Exercise: Leave out the pictures; transcribe all else exactly.

Data to use:
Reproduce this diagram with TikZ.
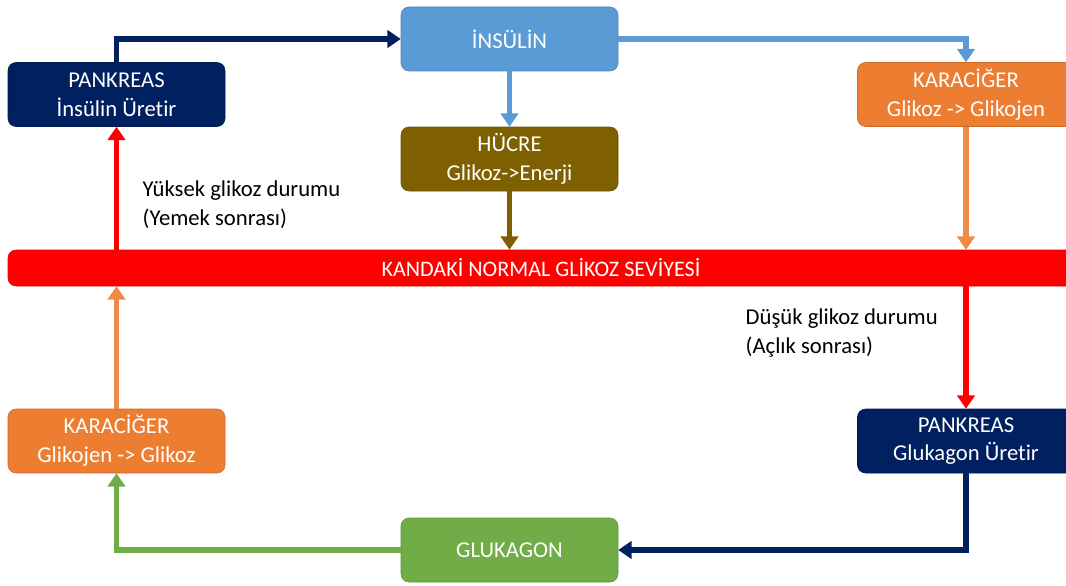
\documentclass[tikz,border=0pt]{standalone}
\usepackage{fontspec}
\setmainfont{Carlito}[Ligatures=NoCommon]
\usetikzlibrary{arrows.meta,positioning,calc}
\definecolor{Navy}{HTML}{002060}
\definecolor{Sky}{HTML}{5B9BD5}
\definecolor{Bark}{HTML}{7F6000}
\definecolor{Carrot}{HTML}{ED7D31}
\definecolor{Leaf}{HTML}{70AD47}
\definecolor{Alarm}{HTML}{FF0000}

\begin{document}
\begin{tikzpicture}[x=0.75pt, y=-0.75pt,
    box/.style={rounded corners=6pt, minimum width=162.75pt, minimum height=48pt,
      align=center, text=white, font=\fontsize{17}{21.5}\selectfont, inner sep=2pt},
    flow/.style={line width=3.8pt, -{Triangle[length=10pt,width=13pt]}},
    note/.style={align=left, anchor=north west, font=\fontsize{17}{22}\selectfont}]
    \clip (0,0) rectangle (1066,585);
    \fill[white] (0,0) rectangle (1066,585);
    \node[box, fill=Navy, draw=Navy!80!black] (pankL) at (116.5,94.5) {PANKREAS\\İnsülin Üretir};
    \node[box, fill=Sky, draw=Sky!85!black] (insulin) at (509.5,39) {İNSÜLİN};
    \node[box, fill=Bark, draw=Bark!85!black] (hucre) at (509.5,159) {HÜCRE\\Glikoz->Enerji};
    \node[box, fill=Carrot, draw=Carrot!85!black] (karR) at (966,94.5) {KARACİĞER\\Glikoz -> Glikojen};
    \node[box, fill=Alarm, draw=Alarm!85!black, minimum width=799.5pt, minimum height=27pt,
      font=\fontsize{16.6}{18}\selectfont] (bar) at (541,268) {KANDAKİ NORMAL GLİKOZ SEVİYESİ};
    \node[box, fill=Carrot, draw=Carrot!85!black] (karL) at (116.5,441) {KARACİĞER\\Glikojen -> Glikoz};
    \node[box, fill=Navy, draw=Navy!80!black] (pankR) at (966,441) {PANKREAS\\Glukagon Üretir};
    \node[box, fill=Leaf, draw=Leaf!85!black] (glukagon) at (509.5,550) {GLUKAGON};
    \node[note] (high) at (138,176) {Yüksek glikoz durumu\\(Yemek sonrası)};
    \node[note] (low) at (741,304) {Düşük glikoz durumu\\(Açlık sonrası)};
    \draw[flow, Navy] (pankL.north) |- (insulin.west);
    \draw[flow, Sky] (insulin.east) -| (karR.north);
    \draw[flow, Sky] (insulin.south) -- (hucre.north);
    \draw[flow, Bark] (hucre.south) -- (hucre.south |- bar.north);
    \draw[flow, Carrot!90!white] (karR.south) -- (karR.south |- bar.north);
    \draw[flow, Alarm] (pankL.south |- bar.north) -- (pankL.south);
    \draw[flow, Alarm] (pankR.north |- bar.south) -- (pankR.north);
    \draw[flow, Navy] (pankR.south) |- (glukagon.east);
    \draw[flow, Leaf] (glukagon.west) -| (karL.south);
    \draw[flow, Carrot!90!white] (karL.north) -- (karL.north |- bar.south);
  \end{tikzpicture}
\end{document}
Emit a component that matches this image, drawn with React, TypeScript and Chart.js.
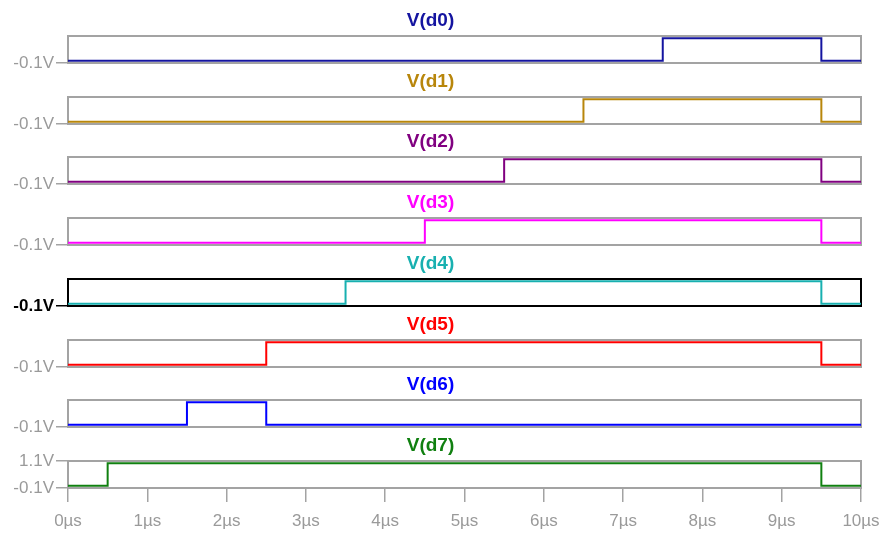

Correct result:
Reproduce this diagram with TikZ.
\documentclass[tikz,border=0pt]{standalone}
\usepackage{fontspec}
\setmainfont{Carlito}[Ligatures=NoCommon]
\usetikzlibrary{arrows.meta,positioning,calc}
\definecolor{Navy}{HTML}{002060}
\definecolor{Sky}{HTML}{5B9BD5}
\definecolor{Bark}{HTML}{7F6000}
\definecolor{Carrot}{HTML}{ED7D31}
\definecolor{Leaf}{HTML}{70AD47}
\definecolor{Alarm}{HTML}{FF0000}

\begin{document}
\begin{tikzpicture}[x=0.75pt, y=-0.75pt,
    box/.style={rounded corners=6pt, minimum width=162.75pt, minimum height=48pt,
      align=center, text=white, font=\fontsize{17}{21.5}\selectfont, inner sep=2pt},
    flow/.style={line width=3.8pt, -{Triangle[length=10pt,width=13pt]}},
    note/.style={align=left, anchor=north west, font=\fontsize{17}{22}\selectfont}]
    \clip (0,0) rectangle (1066,585);
    \fill[white] (0,0) rectangle (1066,585);
    \node[box, fill=Navy, draw=Navy!80!black] (pankL) at (116.5,94.5) {PANKREAS\\İnsülin Üretir};
    \node[box, fill=Sky, draw=Sky!85!black] (insulin) at (509.5,39) {İNSÜLİN};
    \node[box, fill=Bark, draw=Bark!85!black] (hucre) at (509.5,159) {HÜCRE\\Glikoz->Enerji};
    \node[box, fill=Carrot, draw=Carrot!85!black] (karR) at (966,94.5) {KARACİĞER\\Glikoz -> Glikojen};
    \node[box, fill=Alarm, draw=Alarm!85!black, minimum width=799.5pt, minimum height=27pt,
      font=\fontsize{16.6}{18}\selectfont] (bar) at (541,268) {KANDAKİ NORMAL GLİKOZ SEVİYESİ};
    \node[box, fill=Carrot, draw=Carrot!85!black] (karL) at (116.5,441) {KARACİĞER\\Glikojen -> Glikoz};
    \node[box, fill=Navy, draw=Navy!80!black] (pankR) at (966,441) {PANKREAS\\Glukagon Üretir};
    \node[box, fill=Leaf, draw=Leaf!85!black] (glukagon) at (509.5,550) {GLUKAGON};
    \node[note] (high) at (138,176) {Yüksek glikoz durumu\\(Yemek sonrası)};
    \node[note] (low) at (741,304) {Düşük glikoz durumu\\(Açlık sonrası)};
    \draw[flow, Navy] (pankL.north) |- (insulin.west);
    \draw[flow, Sky] (insulin.east) -| (karR.north);
    \draw[flow, Sky] (insulin.south) -- (hucre.north);
    \draw[flow, Bark] (hucre.south) -- (hucre.south |- bar.north);
    \draw[flow, Carrot!90!white] (karR.south) -- (karR.south |- bar.north);
    \draw[flow, Alarm] (pankL.south |- bar.north) -- (pankL.south);
    \draw[flow, Alarm] (pankR.north |- bar.south) -- (pankR.north);
    \draw[flow, Navy] (pankR.south) |- (glukagon.east);
    \draw[flow, Leaf] (glukagon.west) -| (karL.south);
    \draw[flow, Carrot!90!white] (karL.north) -- (karL.north |- bar.south);
  \end{tikzpicture}
\end{document}
Emit a component that matches this image, drawn with React, TypeScript and Chart.js.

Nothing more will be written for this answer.